New Type of Imager Could Help Spot Smuggled Nuclear Materials

sciencehabit shares a report from Science Magazine: Much as a smoke detector gives only a vague idea of where a fire is, current methods to detect smuggled nuclear materials are slow and imprecise. But a new technique that images nuclear materials based on the neutrons and gamma rays they shed can locate these dangers in record time, scientists report. The new technique -- neutron-gamma emission tomography (NGET) detection -- relies on detectors that emit light when struck by either a neutron or a gamma ray and measure the time of arrival with nanosecond precision. Suppose two detectors sit face to face, separated by 1 meter or so, and that a nucleus decays and emits a neutron that hits one detector and a gamma ray that hits the other.

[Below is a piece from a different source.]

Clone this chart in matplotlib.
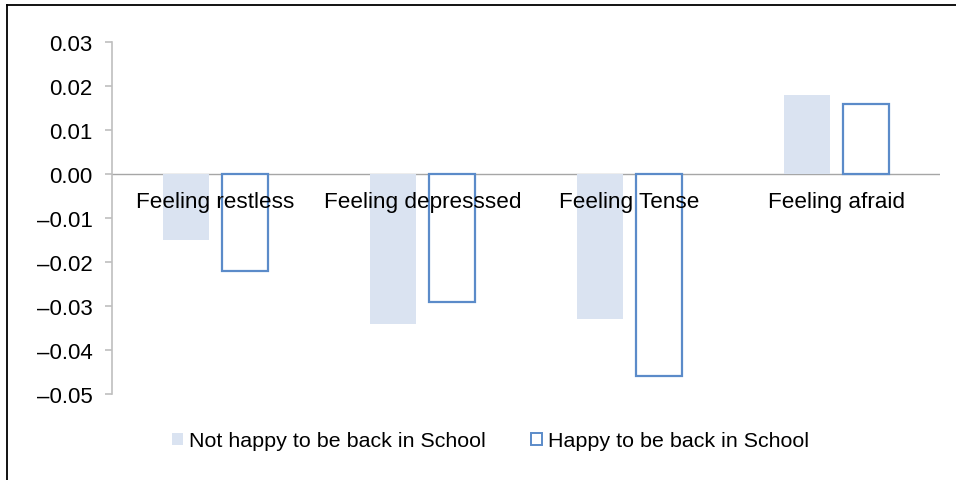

The difference in the arrival times, when accounting for the detailed physics of the nuclear decay process, defines a fuzzy, somewhat spherical shell in space in which the nucleus could have been. Timing many neutron-gamma ray pairs with several detectors produces a set of probability shells that should intersect at a point -- the location of the source. The ability to pinpoint a source may offer a "paradigm shift" in nuclear safeguards, the researchers say. NGET detectors might also be shrunk to fit on a drone. That offers "a really fascinating possibility" of quickly mapping radiological contamination at disaster sites like Fukushima or Chernobyl, they say. The findings appear in the journal Science Advances.